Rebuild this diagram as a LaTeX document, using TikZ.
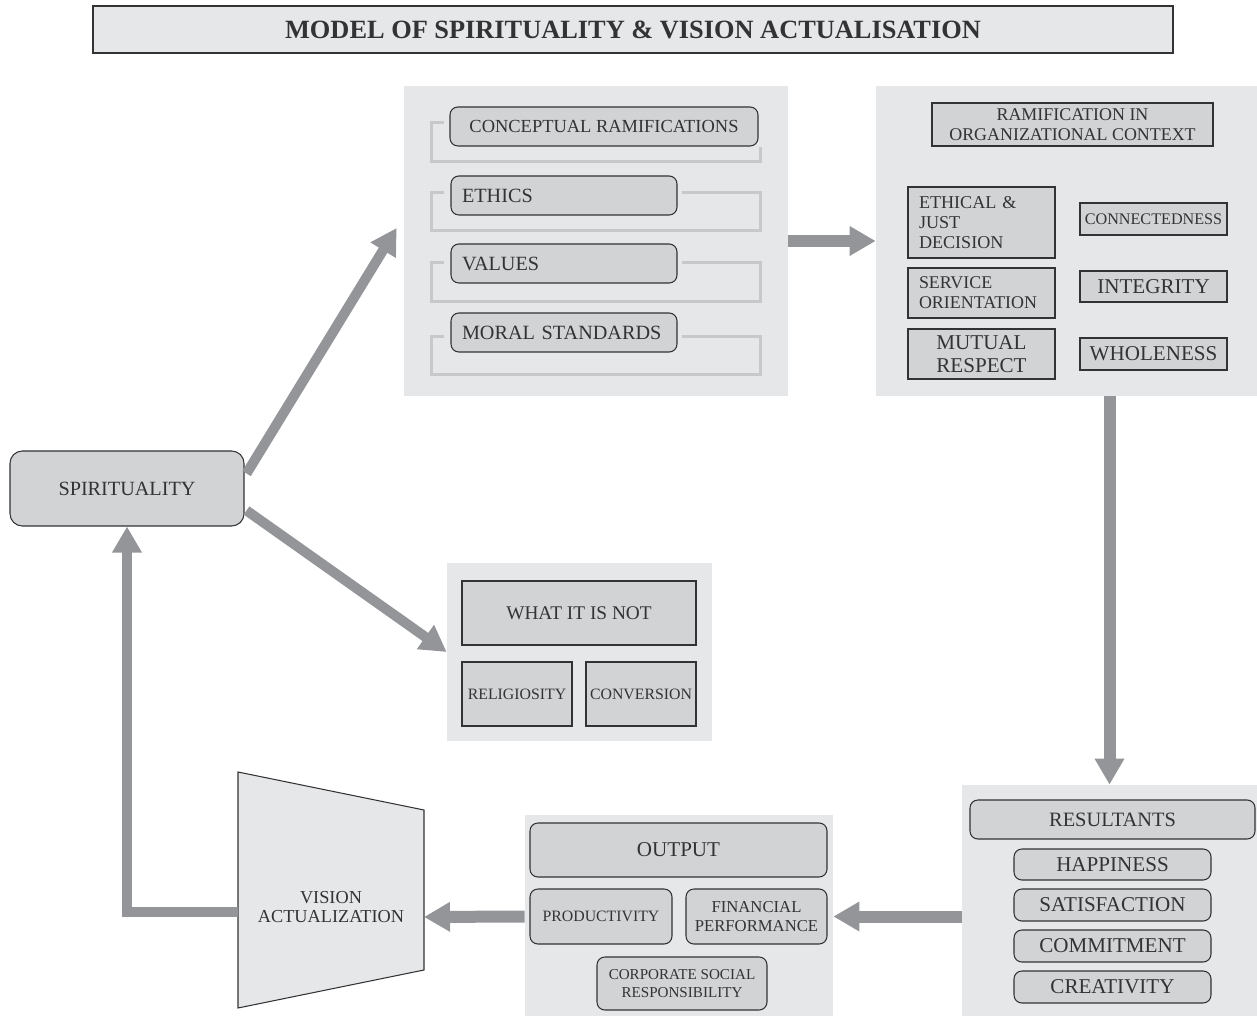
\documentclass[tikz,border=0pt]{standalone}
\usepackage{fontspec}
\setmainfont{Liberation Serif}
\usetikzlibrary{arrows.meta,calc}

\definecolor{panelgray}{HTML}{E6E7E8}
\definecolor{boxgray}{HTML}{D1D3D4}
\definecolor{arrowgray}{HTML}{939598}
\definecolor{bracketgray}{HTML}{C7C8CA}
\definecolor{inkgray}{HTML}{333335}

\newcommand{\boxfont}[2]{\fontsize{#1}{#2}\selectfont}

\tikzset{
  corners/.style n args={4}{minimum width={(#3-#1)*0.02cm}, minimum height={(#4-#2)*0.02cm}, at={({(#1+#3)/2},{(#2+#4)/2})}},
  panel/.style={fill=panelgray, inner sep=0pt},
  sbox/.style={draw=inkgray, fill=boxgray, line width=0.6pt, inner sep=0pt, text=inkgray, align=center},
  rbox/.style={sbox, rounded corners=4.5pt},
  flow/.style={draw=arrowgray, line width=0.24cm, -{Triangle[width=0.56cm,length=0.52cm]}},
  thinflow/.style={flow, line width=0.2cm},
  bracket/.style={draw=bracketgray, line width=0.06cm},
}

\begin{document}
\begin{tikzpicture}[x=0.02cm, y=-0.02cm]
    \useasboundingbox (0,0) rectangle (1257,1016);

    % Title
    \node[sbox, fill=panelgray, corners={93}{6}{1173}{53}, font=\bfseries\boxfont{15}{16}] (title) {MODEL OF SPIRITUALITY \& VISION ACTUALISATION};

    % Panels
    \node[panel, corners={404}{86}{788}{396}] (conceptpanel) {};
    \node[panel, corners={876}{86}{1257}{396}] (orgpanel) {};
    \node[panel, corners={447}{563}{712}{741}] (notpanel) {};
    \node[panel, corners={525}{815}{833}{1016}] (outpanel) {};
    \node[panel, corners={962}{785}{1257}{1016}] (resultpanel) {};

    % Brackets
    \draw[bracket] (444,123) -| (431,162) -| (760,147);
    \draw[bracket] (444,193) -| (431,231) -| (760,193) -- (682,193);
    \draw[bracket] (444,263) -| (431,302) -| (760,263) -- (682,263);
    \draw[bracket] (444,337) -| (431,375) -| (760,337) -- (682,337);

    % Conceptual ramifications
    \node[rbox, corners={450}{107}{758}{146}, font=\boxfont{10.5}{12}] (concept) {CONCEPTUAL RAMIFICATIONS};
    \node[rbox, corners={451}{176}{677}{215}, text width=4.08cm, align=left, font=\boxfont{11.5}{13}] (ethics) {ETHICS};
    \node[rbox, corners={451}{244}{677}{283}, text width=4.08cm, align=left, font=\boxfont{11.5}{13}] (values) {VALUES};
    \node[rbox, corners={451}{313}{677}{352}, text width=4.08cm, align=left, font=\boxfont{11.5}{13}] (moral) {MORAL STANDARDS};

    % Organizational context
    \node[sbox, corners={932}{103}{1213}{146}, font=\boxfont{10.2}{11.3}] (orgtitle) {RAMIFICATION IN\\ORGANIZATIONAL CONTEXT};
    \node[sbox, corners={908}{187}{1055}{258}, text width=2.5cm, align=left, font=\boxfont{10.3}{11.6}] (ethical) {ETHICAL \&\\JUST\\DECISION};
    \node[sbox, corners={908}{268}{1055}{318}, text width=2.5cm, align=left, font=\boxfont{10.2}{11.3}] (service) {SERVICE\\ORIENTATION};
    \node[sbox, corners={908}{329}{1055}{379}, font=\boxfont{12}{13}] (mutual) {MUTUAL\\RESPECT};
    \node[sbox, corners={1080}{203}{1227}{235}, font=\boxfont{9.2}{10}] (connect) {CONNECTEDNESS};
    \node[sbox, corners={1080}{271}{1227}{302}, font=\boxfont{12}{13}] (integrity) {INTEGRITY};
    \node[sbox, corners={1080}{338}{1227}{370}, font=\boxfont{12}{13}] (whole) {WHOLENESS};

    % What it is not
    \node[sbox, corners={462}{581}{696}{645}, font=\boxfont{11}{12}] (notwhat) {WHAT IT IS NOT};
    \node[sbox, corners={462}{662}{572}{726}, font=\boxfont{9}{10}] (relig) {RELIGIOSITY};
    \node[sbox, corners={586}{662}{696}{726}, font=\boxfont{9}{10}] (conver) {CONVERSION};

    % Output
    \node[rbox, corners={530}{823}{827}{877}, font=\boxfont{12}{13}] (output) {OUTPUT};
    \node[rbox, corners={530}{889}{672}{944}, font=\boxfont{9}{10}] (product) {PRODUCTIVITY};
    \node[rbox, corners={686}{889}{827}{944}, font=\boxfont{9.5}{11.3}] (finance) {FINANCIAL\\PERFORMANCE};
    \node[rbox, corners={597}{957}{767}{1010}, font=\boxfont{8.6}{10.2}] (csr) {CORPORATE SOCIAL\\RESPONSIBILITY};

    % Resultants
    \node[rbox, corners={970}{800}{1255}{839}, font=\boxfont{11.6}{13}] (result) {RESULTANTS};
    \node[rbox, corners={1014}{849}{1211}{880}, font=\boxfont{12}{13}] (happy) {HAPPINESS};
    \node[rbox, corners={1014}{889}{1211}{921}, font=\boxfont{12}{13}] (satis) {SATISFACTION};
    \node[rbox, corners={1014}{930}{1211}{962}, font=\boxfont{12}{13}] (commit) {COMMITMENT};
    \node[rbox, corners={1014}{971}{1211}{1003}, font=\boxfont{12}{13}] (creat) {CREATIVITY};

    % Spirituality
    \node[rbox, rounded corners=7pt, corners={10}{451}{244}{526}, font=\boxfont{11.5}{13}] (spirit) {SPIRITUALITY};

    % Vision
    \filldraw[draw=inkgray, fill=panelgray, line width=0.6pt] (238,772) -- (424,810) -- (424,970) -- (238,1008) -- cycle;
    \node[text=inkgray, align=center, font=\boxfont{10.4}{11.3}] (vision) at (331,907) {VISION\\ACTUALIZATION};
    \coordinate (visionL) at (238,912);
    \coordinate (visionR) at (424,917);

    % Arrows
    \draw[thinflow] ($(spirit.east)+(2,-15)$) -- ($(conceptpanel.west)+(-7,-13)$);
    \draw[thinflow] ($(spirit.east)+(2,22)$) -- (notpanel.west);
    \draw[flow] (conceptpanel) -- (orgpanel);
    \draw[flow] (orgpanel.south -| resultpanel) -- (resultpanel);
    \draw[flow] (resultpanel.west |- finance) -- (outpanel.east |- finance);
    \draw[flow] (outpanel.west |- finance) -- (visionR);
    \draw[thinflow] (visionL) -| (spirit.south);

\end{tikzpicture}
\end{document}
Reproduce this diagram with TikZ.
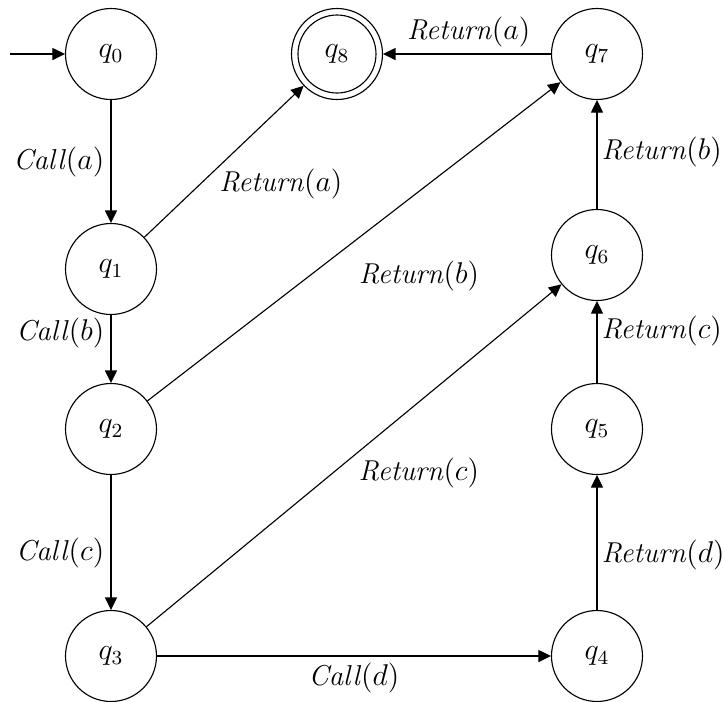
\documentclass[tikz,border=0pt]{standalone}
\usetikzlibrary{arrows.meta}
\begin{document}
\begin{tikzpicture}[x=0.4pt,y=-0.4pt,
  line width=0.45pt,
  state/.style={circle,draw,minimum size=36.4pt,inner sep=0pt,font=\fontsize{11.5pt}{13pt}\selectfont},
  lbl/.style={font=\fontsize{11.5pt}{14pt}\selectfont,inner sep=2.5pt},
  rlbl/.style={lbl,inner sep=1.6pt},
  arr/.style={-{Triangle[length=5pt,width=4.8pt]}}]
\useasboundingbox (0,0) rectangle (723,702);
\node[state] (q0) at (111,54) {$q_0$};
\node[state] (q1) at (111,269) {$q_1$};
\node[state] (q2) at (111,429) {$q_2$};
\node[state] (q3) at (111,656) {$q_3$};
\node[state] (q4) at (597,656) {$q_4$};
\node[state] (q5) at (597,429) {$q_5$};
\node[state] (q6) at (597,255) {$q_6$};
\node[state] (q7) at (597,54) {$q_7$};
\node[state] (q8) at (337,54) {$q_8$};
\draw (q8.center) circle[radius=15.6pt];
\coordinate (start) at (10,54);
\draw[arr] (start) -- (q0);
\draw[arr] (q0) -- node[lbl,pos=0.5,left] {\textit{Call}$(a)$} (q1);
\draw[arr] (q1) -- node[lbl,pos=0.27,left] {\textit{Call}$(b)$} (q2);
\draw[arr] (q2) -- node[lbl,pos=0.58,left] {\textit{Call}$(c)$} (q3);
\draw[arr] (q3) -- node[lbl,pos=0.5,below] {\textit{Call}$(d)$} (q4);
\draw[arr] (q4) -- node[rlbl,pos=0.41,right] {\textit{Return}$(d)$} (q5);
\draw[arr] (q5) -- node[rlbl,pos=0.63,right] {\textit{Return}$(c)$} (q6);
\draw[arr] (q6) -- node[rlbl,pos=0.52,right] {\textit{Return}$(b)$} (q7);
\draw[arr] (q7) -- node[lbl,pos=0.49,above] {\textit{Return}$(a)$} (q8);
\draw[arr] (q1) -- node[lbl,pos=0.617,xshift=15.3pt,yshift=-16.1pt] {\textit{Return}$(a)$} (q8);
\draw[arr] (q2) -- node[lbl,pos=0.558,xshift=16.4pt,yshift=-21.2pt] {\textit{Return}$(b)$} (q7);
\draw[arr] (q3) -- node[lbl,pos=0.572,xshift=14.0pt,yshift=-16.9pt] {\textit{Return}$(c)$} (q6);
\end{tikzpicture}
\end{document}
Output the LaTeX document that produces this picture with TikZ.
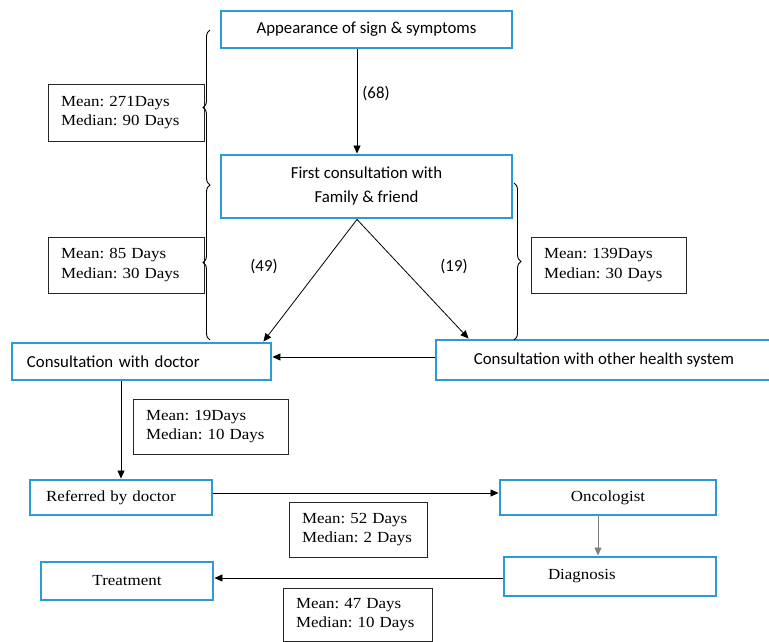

· · ·

GIVEN EXERCISE ▸ Pictures excluded, repeat exactly the lines from the top of the material through the line with "OF SPIRITUALITY \&", including both of those lines.

SOLUTION TO THE PROBLEM ▸
Rebuild this diagram as a LaTeX document, using TikZ.
\documentclass[tikz,border=0pt]{standalone}
\usepackage{fontspec}
\setmainfont{Liberation Serif}
\usetikzlibrary{arrows.meta,calc}

\definecolor{panelgray}{HTML}{E6E7E8}
\definecolor{boxgray}{HTML}{D1D3D4}
\definecolor{arrowgray}{HTML}{939598}
\definecolor{bracketgray}{HTML}{C7C8CA}
\definecolor{inkgray}{HTML}{333335}

\newcommand{\boxfont}[2]{\fontsize{#1}{#2}\selectfont}

\tikzset{
  corners/.style n args={4}{minimum width={(#3-#1)*0.02cm}, minimum height={(#4-#2)*0.02cm}, at={({(#1+#3)/2},{(#2+#4)/2})}},
  panel/.style={fill=panelgray, inner sep=0pt},
  sbox/.style={draw=inkgray, fill=boxgray, line width=0.6pt, inner sep=0pt, text=inkgray, align=center},
  rbox/.style={sbox, rounded corners=4.5pt},
  flow/.style={draw=arrowgray, line width=0.24cm, -{Triangle[width=0.56cm,length=0.52cm]}},
  thinflow/.style={flow, line width=0.2cm},
  bracket/.style={draw=bracketgray, line width=0.06cm},
}

\begin{document}
\begin{tikzpicture}[x=0.02cm, y=-0.02cm]
    \useasboundingbox (0,0) rectangle (1257,1016);

    % Title
    \node[sbox, fill=panelgray, corners={93}{6}{1173}{53}, font=\bfseries\boxfont{15}{16}] (title) {MODEL OF SPIRITUALITY \& VISION ACTUALISATION};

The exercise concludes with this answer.